The maker of Hot Pockets apparently thinks so. That’s why Nestlé (NESN.VX) is revamping its lineup of ready-made, microwaveable sandwiches to make them trendier, more authentic and less reminiscent of cafeteria food.
Nestlé says Hot Pockets, which typically sell for between $3 and $4, will now be made with premium ingredients such as Angus beef, hickory ham, white-meat chicken and “real cheese.” The company isn’t saying what kind of meat and cheese it’s been serving in Hot Pockets up till now, but the sandwiches date to 1983, which may have been the glory days for processed food. Back then, Mexican food was a U.S. novelty, Pac-Man and Donkey Kong were popular breakfast cereals and Diet Coke was brand new.

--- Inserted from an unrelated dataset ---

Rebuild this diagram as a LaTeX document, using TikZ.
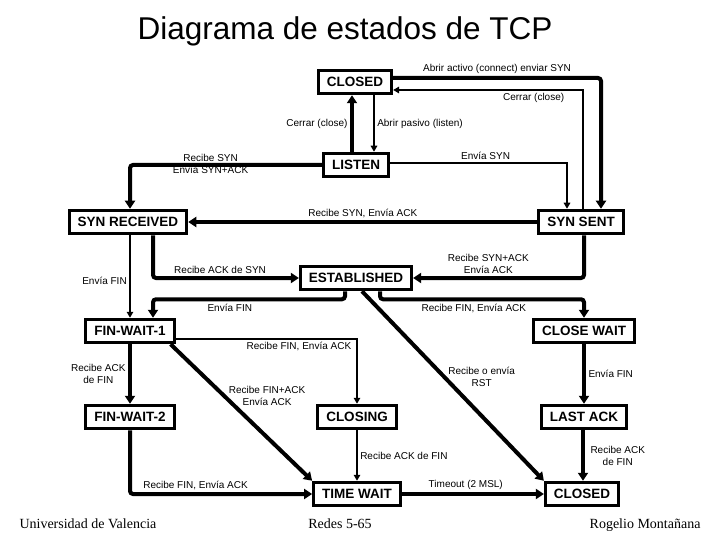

Comedian Jim Gaffigan may be the most famous critic of Hot Pockets. In a well-known, four-minute riff, he bemoans the buyer’s remorse — and stomachaches — that typically accompany his choice of a Hot Pocket for dinner. “I’ve never eaten one and then [said], ‘I’m glad I ate that,” Gaffigan confesses. More than 2 million people have watched the clip on YouTube.

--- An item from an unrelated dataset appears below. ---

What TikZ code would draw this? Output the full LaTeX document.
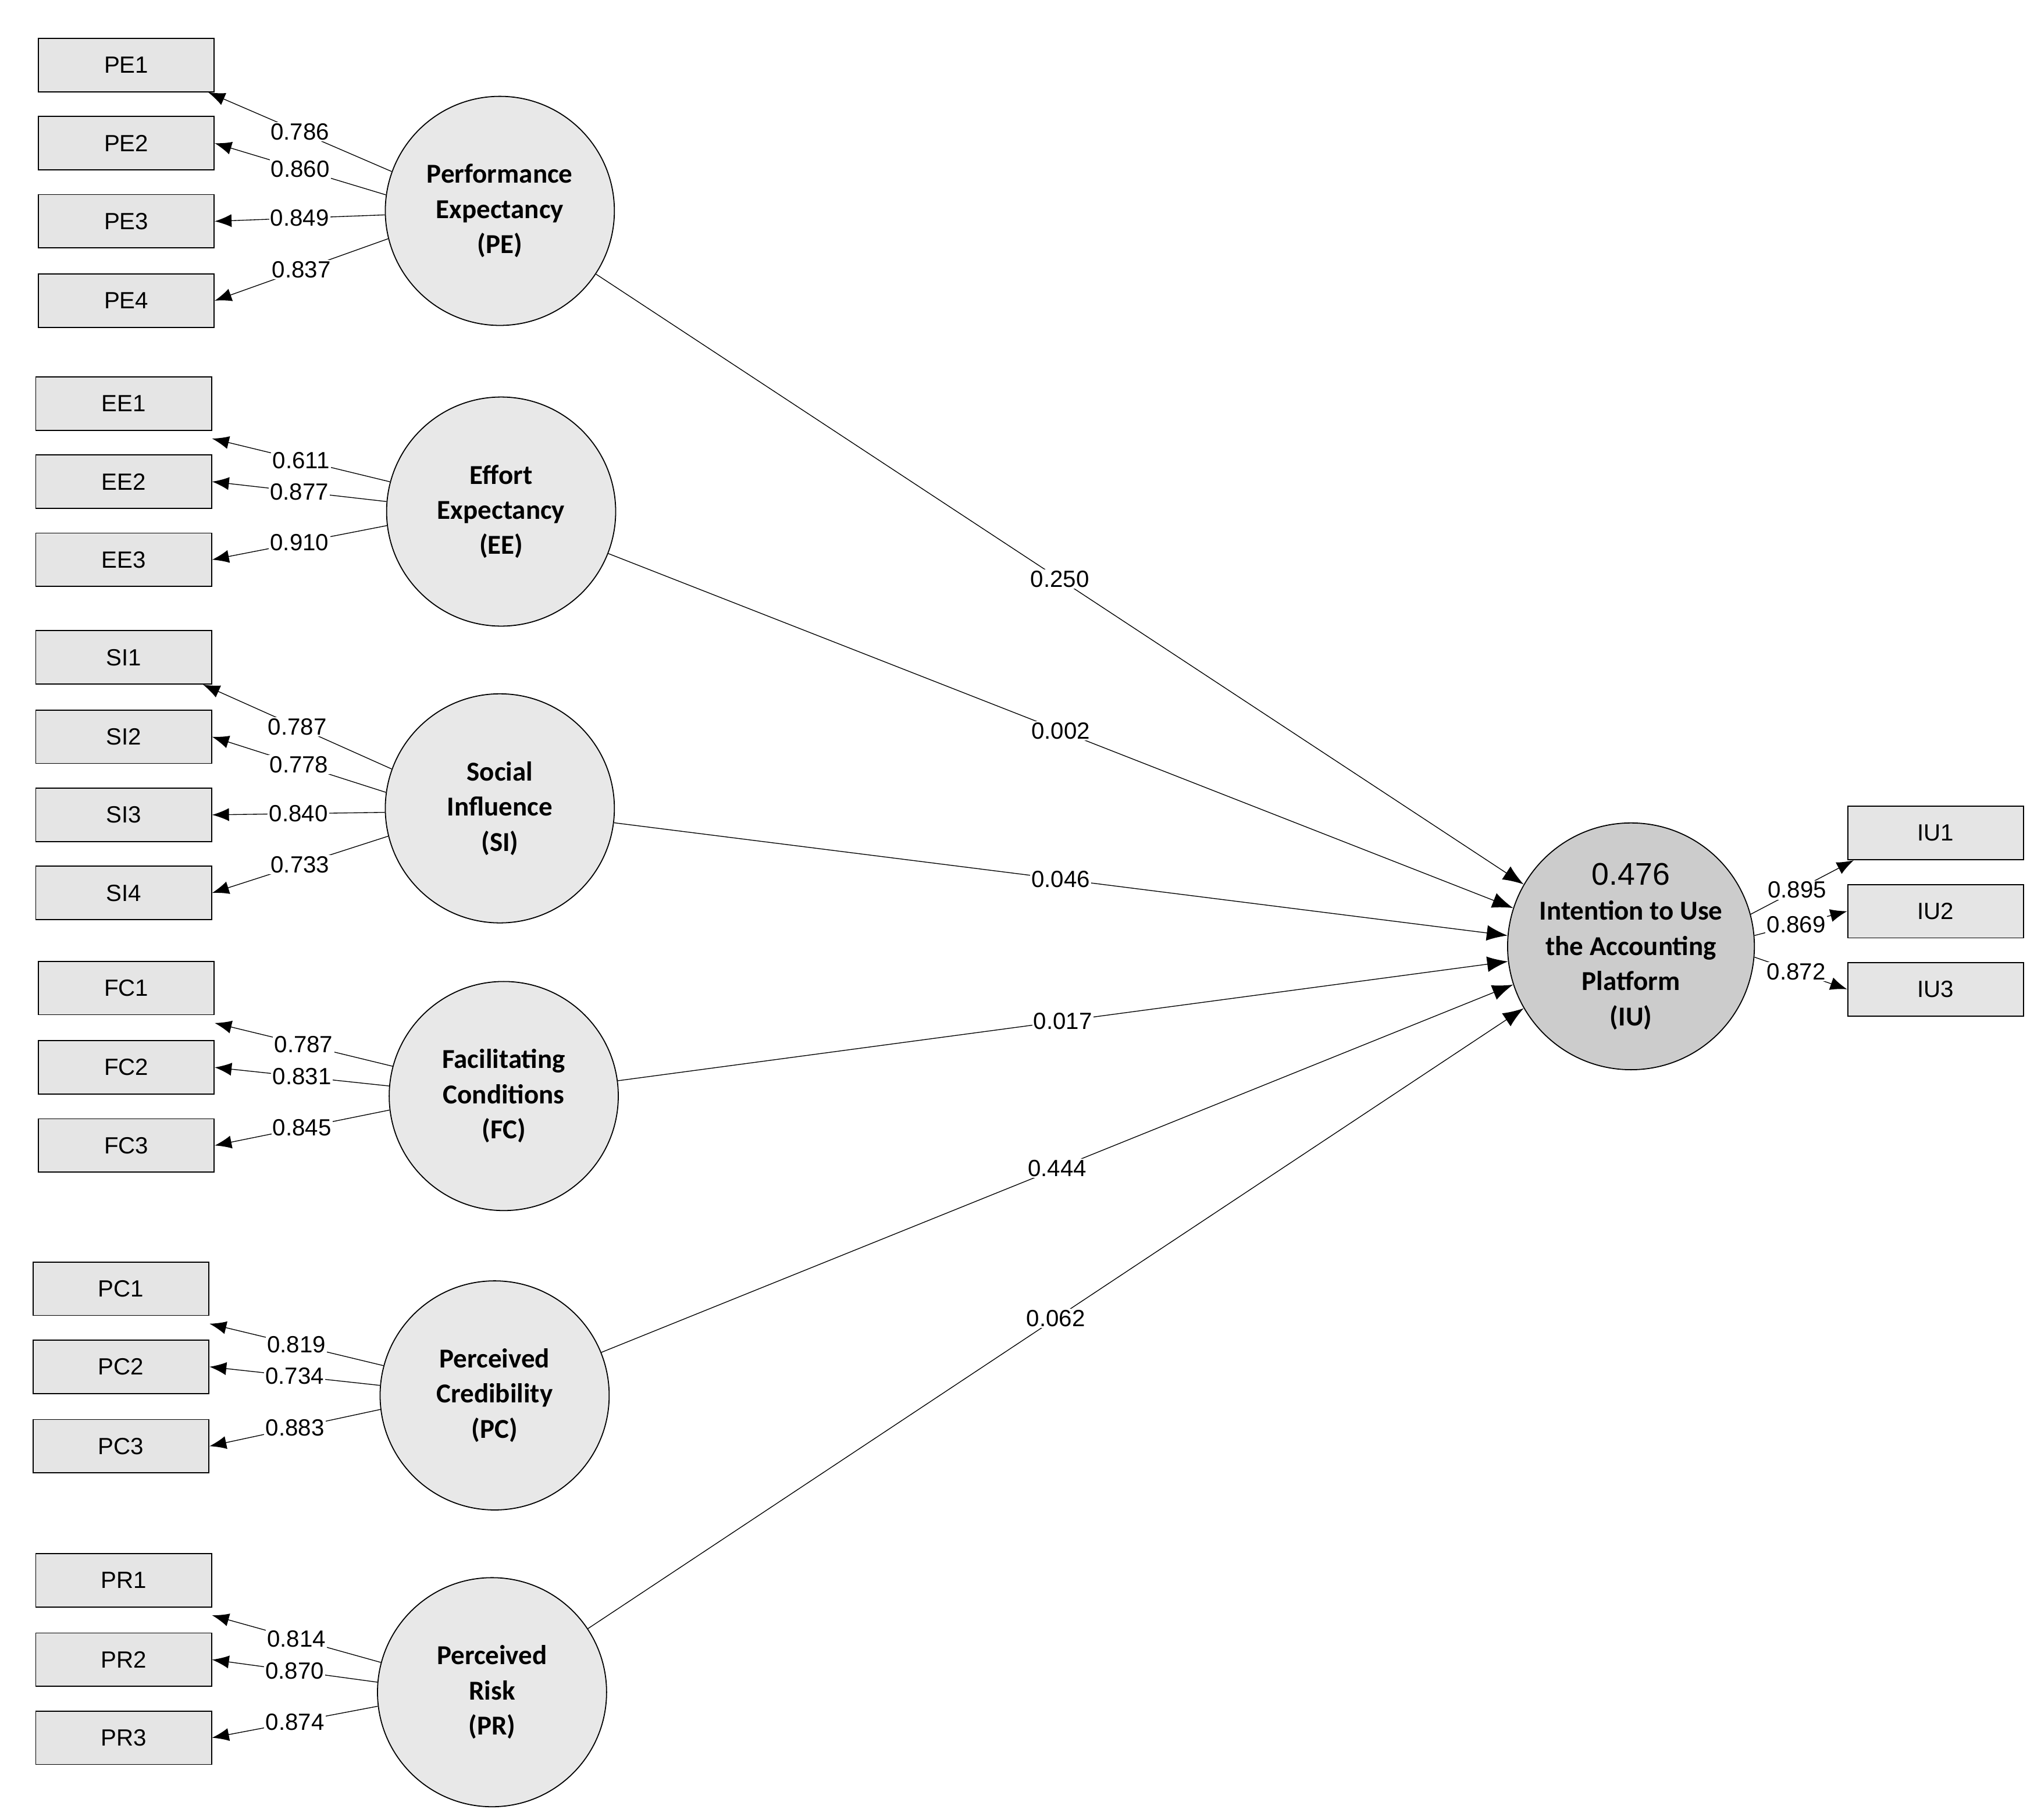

In addition to shedding that regrettable reputation, Nestlé is obviously trying to capitalize on the craze for virtuous food that has made chains such as Chipotle (CMG) and Panera Bread (PNRA) highly profitable, and led fast-food stalwarts such as McDonald's (MCD) and KFC (YUM) to add salads, wraps and other healthier options to their menus. For Hot Pockets, the bar is pretty low: The website CalorieCounts.com gives most Hot Pocket varieties a grade of C or lower, with one (Flatbread Sausage Egg and Country-style Gravy) earning an F. Lean Pockets are a bit better, yet still packed with partially hydrogenated this and that and other staples from the food-chemical closet.
Hot Pocket fans don’t seem to mind the nutritional dings. Sales of the sandwiches are up 2.5% during the recent year, according to Advertising Age, which is better than average for frozen sandwiches. And even though healthy foods are buzzy, people still like the convenience of a hand-held meal that can be popped in the microwave, making Hot Pockets ideal for kids or workers on the go.

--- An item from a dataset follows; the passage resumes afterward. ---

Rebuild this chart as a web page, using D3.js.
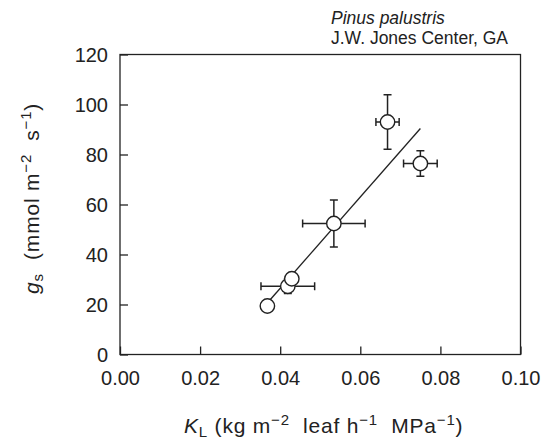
<!DOCTYPE html>
<html>
<head>
<meta charset="utf-8">
<script src="https://cdn.jsdelivr.net/npm/d3@7"></script>
<style>
  body { margin: 0; background: #fff; }
  svg { display: block; }
  text { font-family: "Liberation Sans", Arial, Helvetica, sans-serif; fill: #222; }
</style>
</head>
<body>
<svg id="chart" width="546" height="443"></svg>
<script>
// ---- data ----
const kl     = [0.0368, 0.0419, 0.0429, 0.0534, 0.0668, 0.0750];
const gs     = [19.4, 27.3, 30.3, 52.4, 93.0, 76.4];
const klErr  = [0, 0.0067, 0, 0.0078, 0.0029, 0.0042];
const gsErr  = [0, 2.9, 0, 9.4, 10.9, 5.1];
const fitKl  = [0.0370, 0.0750];
const fitGs  = [21.0, 90.4];
const xTicks = [0.00, 0.02, 0.04, 0.06, 0.08, 0.10];
const yTicks = [0, 20, 40, 60, 80, 100, 120];

const svg = d3.select("#chart");
const L = 120, R = 520.5, T = 54.5, B = 354.5;
const x = d3.scaleLinear().domain([0, 0.10]).range([L, R]);
const y = d3.scaleLinear().domain([0, 120]).range([B, T]);
const ink = "#222";

// axes with inward ticks
const xAxis = svg.append("g").attr("transform", `translate(0,${B})`)
  .call(d3.axisBottom(x).tickValues(xTicks).tickSizeInner(-8).tickSizeOuter(0).tickPadding(16)
    .tickFormat(d3.format(".2f")));
const yAxis = svg.append("g").attr("transform", `translate(${L},0)`)
  .call(d3.axisLeft(y).tickValues(yTicks).tickSizeInner(-8).tickSizeOuter(0).tickPadding(12));
[xAxis, yAxis].forEach(g => {
  g.select(".domain").remove();
  g.selectAll("line").attr("stroke", ink).attr("stroke-width", 1.3);
  g.selectAll("text").attr("font-size", 20).style("fill", ink)
   .attr("font-family", '"Liberation Sans", Arial, Helvetica, sans-serif');
});
xAxis.selectAll("text").attr("dy", "0.71em");
yAxis.selectAll("text").attr("dy", "0.35em");

// frame
svg.append("rect").attr("x", L).attr("y", T).attr("width", R - L).attr("height", B - T)
  .attr("fill", "none").attr("stroke", ink).attr("stroke-width", 1.3);

// regression line
svg.append("line")
  .attr("x1", x(fitKl[0])).attr("y1", y(fitGs[0]))
  .attr("x2", x(fitKl[1])).attr("y2", y(fitGs[1]))
  .attr("stroke", ink).attr("stroke-width", 1.3);

// error bars
const pts = kl.map((k, i) => ({k, g: gs[i], ek: klErr[i], eg: gsErr[i]}));
const cap = 4;
const eb = svg.append("g").attr("stroke", ink).attr("stroke-width", 1.5);
pts.forEach(p => {
  if (p.eg > 0) {
    eb.append("line").attr("x1", x(p.k)).attr("x2", x(p.k)).attr("y1", y(p.g - p.eg)).attr("y2", y(p.g + p.eg));
    [p.g - p.eg, p.g + p.eg].forEach(v =>
      eb.append("line").attr("x1", x(p.k) - cap).attr("x2", x(p.k) + cap).attr("y1", y(v)).attr("y2", y(v)));
  }
  if (p.ek > 0) {
    eb.append("line").attr("y1", y(p.g)).attr("y2", y(p.g)).attr("x1", x(p.k - p.ek)).attr("x2", x(p.k + p.ek));
    [p.k - p.ek, p.k + p.ek].forEach(v =>
      eb.append("line").attr("y1", y(p.g) - cap).attr("y2", y(p.g) + cap).attr("x1", x(v)).attr("x2", x(v)));
  }
});

// points
svg.append("g").selectAll("circle").data(pts).join("circle")
  .attr("cx", d => x(d.k)).attr("cy", d => y(d.g)).attr("r", 7.2)
  .attr("fill", "#fff").attr("stroke", ink).attr("stroke-width", 1.4);

// annotation
svg.append("text").attr("x", 331).attr("y", 24).attr("font-size", 17.5)
  .attr("font-style", "italic").text("Pinus palustris");
svg.append("text").attr("x", 331).attr("y", 44).attr("font-size", 17.5)
  .text("J.W. Jones Center, GA");

// x label
const LS = "0.8px";
const xl = svg.append("text").attr("x", 184).attr("y", 433).attr("font-size", 21).attr("letter-spacing", LS);
xl.append("tspan").attr("font-style", "italic").text("K");
xl.append("tspan").attr("font-size", 15).attr("dy", 4).text("L");
xl.append("tspan").attr("dy", -4).text(" (kg m");
xl.append("tspan").attr("font-size", 15).attr("dy", -8).text("\u22122");
xl.append("tspan").attr("dy", 8).text("\u00a0 leaf h");
xl.append("tspan").attr("font-size", 15).attr("dy", -8).text("\u22121");
xl.append("tspan").attr("dy", 8).text("\u00a0 MPa");
xl.append("tspan").attr("font-size", 15).attr("dy", -8).text("\u22121");
xl.append("tspan").attr("dy", 8).text(")");

// y label
const yl = svg.append("text").attr("transform", "translate(39,294) rotate(-90)")
  .attr("font-size", 21).attr("letter-spacing", LS);
yl.append("tspan").attr("font-style", "italic").text("g");
yl.append("tspan").attr("font-size", 15).attr("dy", 4).text("s");
yl.append("tspan").attr("dy", -4).text("\u00a0 (mmol m");
yl.append("tspan").attr("font-size", 15).attr("dy", -8).text("\u22122");
yl.append("tspan").attr("dy", 8).text("\u00a0 s");
yl.append("tspan").attr("font-size", 15).attr("dy", -8).text("\u22121");
yl.append("tspan").attr("dy", 8).text(")");
</script>
</body>
</html>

At least one diner is impressed. “I’ve always enjoyed Hot Pockets sandwiches, but the new and improved varieties are incredibly good,” Jeff Mauro — the Food Network’s “Sandwich King” — gushed in a Nestlé press release. As a paid spokesperson, Mauro will work to counteract the negative impression Gaffigan has created. In one forthcoming ad, Mauro will show off the Nestlé kitchen where Hot Pockets are made, to persuade skeptical viewers there’s real food inside. Other ads will emphasize the ingredients more, as will the packaging.
Anybody who has ever wondered what’s inside one of those things will now have a better idea.